All the data should be repeated exactly. Any image in it is left out.

### Data:
━━━━━━━━━━━━━━━━━━━━━━━━━━━━━━
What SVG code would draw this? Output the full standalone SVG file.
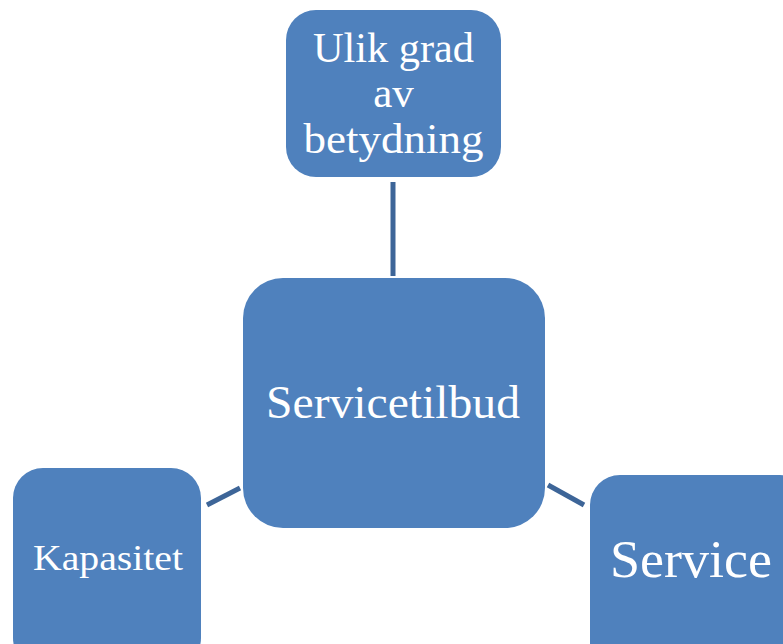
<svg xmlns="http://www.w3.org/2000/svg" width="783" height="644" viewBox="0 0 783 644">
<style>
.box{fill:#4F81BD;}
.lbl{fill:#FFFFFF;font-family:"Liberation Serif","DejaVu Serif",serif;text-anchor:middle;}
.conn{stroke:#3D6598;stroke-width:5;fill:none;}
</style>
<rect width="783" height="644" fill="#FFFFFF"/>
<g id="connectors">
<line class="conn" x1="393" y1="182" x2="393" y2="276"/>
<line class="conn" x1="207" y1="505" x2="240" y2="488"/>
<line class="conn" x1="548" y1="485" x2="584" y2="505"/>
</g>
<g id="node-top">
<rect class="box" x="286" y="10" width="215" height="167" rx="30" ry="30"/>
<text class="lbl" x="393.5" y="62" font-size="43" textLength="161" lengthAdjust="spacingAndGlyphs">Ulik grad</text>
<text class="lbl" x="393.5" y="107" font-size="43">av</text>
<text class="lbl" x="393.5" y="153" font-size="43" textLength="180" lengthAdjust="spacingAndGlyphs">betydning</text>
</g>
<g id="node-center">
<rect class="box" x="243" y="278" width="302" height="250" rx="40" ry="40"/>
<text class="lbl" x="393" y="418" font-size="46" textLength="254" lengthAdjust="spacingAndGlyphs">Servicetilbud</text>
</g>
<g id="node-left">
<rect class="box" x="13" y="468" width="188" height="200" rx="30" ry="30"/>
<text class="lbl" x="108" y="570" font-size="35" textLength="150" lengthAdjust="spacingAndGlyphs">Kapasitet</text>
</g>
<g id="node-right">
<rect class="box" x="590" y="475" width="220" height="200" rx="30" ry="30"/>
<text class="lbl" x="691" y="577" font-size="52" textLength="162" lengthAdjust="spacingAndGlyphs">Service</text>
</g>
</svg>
━━━━━━━━━━━━━━━━━━━━━━━━━━━━━━
### Correct output:
What SVG code would draw this? Output the full standalone SVG file.
<svg xmlns="http://www.w3.org/2000/svg" width="783" height="644" viewBox="0 0 783 644">
<style>
.box{fill:#4F81BD;}
.lbl{fill:#FFFFFF;font-family:"Liberation Serif","DejaVu Serif",serif;text-anchor:middle;}
.conn{stroke:#3D6598;stroke-width:5;fill:none;}
</style>
<rect width="783" height="644" fill="#FFFFFF"/>
<g id="connectors">
<line class="conn" x1="393" y1="182" x2="393" y2="276"/>
<line class="conn" x1="207" y1="505" x2="240" y2="488"/>
<line class="conn" x1="548" y1="485" x2="584" y2="505"/>
</g>
<g id="node-top">
<rect class="box" x="286" y="10" width="215" height="167" rx="30" ry="30"/>
<text class="lbl" x="393.5" y="62" font-size="43" textLength="161" lengthAdjust="spacingAndGlyphs">Ulik grad</text>
<text class="lbl" x="393.5" y="107" font-size="43">av</text>
<text class="lbl" x="393.5" y="153" font-size="43" textLength="180" lengthAdjust="spacingAndGlyphs">betydning</text>
</g>
<g id="node-center">
<rect class="box" x="243" y="278" width="302" height="250" rx="40" ry="40"/>
<text class="lbl" x="393" y="418" font-size="46" textLength="254" lengthAdjust="spacingAndGlyphs">Servicetilbud</text>
</g>
<g id="node-left">
<rect class="box" x="13" y="468" width="188" height="200" rx="30" ry="30"/>
<text class="lbl" x="108" y="570" font-size="35" textLength="150" lengthAdjust="spacingAndGlyphs">Kapasitet</text>
</g>
<g id="node-right">
<rect class="box" x="590" y="475" width="220" height="200" rx="30" ry="30"/>
<text class="lbl" x="691" y="577" font-size="52" textLength="162" lengthAdjust="spacingAndGlyphs">Service</text>
</g>
</svg>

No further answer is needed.